Anyways, I'd suggest to wait for the es5 upgrade because completion is being refactored.

debt lowered the priority of this task from Medium to Low.EditedMar 21 2017, 5:26 PM
debt edited projects, added Discovery-Search; removed Discovery-Search (Current work).

We'll need to do some more testing on this - by enabling it on wiki for a week or so and doing the analysis. We need to make sure that this won't cause more problems than it solves.

We've implemented the flag in the code, but haven't turned it on...due to not sure if it'll cause issues rather than fix them.

Moving to the backlog board for now.

Different languages use DEFAULTSORT differently.

Examples:
*Chinese is not a phonetic writing system and there's a tradition on zh.wp to use the first few letters of the phonetic transcription of the title as a sort key. 北京時間 (Pinyin: Beijing Shijian) gets {{DEFAULTSORT:B}}. It would not be useful to use DEFAULTSORT as a keyword for search results because it's an incomplete fragment of the phonetic transcription.
*Japanese uses a diacritic to mark voiced consonants but dictionaries sort topics regardless of the consonant. 動物 (どうぶつ doubutsu) is sorted together with とうふつ toufutsu, but a Japanese speaker with a Japanese keyboard wouldn't search とうふつ expecting to find どうぶつ / 動物.

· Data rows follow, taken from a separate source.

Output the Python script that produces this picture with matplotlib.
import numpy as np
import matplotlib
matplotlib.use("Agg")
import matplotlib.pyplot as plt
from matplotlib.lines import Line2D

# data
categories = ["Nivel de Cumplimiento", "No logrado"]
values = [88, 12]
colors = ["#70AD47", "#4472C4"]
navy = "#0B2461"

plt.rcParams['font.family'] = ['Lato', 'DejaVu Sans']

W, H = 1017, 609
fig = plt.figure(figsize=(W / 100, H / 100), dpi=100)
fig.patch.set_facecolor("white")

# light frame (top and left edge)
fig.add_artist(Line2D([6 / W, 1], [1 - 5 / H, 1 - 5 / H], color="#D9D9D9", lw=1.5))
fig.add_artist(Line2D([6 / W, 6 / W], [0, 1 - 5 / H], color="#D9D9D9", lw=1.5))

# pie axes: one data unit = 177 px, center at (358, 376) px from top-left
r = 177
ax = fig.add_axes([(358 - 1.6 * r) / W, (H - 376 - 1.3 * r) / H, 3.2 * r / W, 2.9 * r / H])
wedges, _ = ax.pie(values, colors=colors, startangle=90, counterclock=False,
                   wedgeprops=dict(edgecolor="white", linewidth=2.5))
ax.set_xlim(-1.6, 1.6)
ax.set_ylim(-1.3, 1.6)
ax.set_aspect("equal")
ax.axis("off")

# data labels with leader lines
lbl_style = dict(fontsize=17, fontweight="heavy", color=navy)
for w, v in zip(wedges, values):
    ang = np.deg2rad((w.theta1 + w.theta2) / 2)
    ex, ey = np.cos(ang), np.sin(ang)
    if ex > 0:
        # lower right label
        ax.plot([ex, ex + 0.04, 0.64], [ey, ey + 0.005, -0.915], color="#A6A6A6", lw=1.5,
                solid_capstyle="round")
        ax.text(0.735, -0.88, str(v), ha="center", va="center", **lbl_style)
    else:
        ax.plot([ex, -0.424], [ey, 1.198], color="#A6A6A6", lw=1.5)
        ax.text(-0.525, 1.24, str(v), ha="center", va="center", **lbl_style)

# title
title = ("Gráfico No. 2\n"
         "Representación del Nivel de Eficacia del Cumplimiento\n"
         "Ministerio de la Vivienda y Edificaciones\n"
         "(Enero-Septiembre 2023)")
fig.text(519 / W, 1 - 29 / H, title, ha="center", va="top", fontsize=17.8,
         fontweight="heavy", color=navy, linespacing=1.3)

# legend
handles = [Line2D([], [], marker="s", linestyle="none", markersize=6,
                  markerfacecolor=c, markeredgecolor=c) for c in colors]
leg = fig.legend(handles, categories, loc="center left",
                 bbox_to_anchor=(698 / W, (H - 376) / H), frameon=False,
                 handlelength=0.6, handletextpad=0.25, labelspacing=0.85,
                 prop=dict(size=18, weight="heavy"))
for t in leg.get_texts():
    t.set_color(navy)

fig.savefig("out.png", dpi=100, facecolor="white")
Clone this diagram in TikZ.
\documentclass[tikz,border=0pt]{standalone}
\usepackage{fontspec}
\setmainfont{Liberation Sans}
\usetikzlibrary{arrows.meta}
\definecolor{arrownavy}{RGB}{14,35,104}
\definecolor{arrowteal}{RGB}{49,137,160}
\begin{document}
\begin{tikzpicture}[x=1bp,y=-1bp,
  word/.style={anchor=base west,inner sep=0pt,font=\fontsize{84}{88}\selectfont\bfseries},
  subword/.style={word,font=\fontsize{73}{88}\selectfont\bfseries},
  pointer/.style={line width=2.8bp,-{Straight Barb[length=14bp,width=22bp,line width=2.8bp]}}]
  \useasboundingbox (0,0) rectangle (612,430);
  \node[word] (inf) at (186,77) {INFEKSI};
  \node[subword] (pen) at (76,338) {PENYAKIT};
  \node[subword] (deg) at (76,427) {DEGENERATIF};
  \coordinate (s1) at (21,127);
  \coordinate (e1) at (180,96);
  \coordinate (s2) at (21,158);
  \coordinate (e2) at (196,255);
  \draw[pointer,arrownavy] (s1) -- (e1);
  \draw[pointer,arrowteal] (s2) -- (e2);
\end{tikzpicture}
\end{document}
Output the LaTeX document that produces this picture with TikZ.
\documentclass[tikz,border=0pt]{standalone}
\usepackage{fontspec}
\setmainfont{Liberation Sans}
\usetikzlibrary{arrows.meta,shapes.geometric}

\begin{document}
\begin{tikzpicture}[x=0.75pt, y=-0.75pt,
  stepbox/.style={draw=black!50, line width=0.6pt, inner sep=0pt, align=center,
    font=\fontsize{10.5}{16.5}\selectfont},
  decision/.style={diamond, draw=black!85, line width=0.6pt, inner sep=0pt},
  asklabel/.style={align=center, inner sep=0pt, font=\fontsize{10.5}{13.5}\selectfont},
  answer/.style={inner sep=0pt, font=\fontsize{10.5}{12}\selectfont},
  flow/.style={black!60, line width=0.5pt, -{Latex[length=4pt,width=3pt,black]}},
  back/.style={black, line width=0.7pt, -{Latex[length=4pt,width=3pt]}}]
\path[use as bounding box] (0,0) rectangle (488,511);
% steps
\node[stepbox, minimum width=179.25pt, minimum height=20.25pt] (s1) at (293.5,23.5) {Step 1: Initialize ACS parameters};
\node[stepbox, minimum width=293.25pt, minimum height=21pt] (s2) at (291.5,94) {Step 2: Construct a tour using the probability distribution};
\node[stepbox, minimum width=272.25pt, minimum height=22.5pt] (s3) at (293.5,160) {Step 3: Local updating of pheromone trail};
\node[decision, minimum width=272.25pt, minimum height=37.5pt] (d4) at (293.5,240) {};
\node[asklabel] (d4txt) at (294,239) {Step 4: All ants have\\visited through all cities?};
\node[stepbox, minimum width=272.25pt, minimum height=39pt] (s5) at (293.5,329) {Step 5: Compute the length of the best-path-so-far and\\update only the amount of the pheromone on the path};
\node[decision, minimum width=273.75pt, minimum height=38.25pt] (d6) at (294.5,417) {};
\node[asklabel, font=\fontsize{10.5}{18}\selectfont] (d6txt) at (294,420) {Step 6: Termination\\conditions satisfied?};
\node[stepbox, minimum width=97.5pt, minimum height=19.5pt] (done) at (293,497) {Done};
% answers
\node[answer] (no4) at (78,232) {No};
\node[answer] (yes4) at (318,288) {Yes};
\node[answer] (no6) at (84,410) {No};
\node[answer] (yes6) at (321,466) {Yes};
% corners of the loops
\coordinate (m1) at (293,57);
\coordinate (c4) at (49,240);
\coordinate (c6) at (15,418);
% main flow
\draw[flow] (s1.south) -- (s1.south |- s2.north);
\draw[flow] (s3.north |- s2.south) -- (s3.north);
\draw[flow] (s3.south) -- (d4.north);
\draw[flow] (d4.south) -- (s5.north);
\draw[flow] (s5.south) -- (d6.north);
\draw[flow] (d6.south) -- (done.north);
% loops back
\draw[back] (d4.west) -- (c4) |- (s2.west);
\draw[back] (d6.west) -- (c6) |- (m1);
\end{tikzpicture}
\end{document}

My general feeling as a multilingual Wikimedian is that the use of DEFAULTSORT is wiki-specific. In many cases where the DEFAULTSORT keys are useful search keys, a redirect would already have been created. I think it would be useful to have the option to turn on DEFAULTSORT as a search metric, but the specific language or wiki must be consulted before assigning non-zero weight to a particular wiki.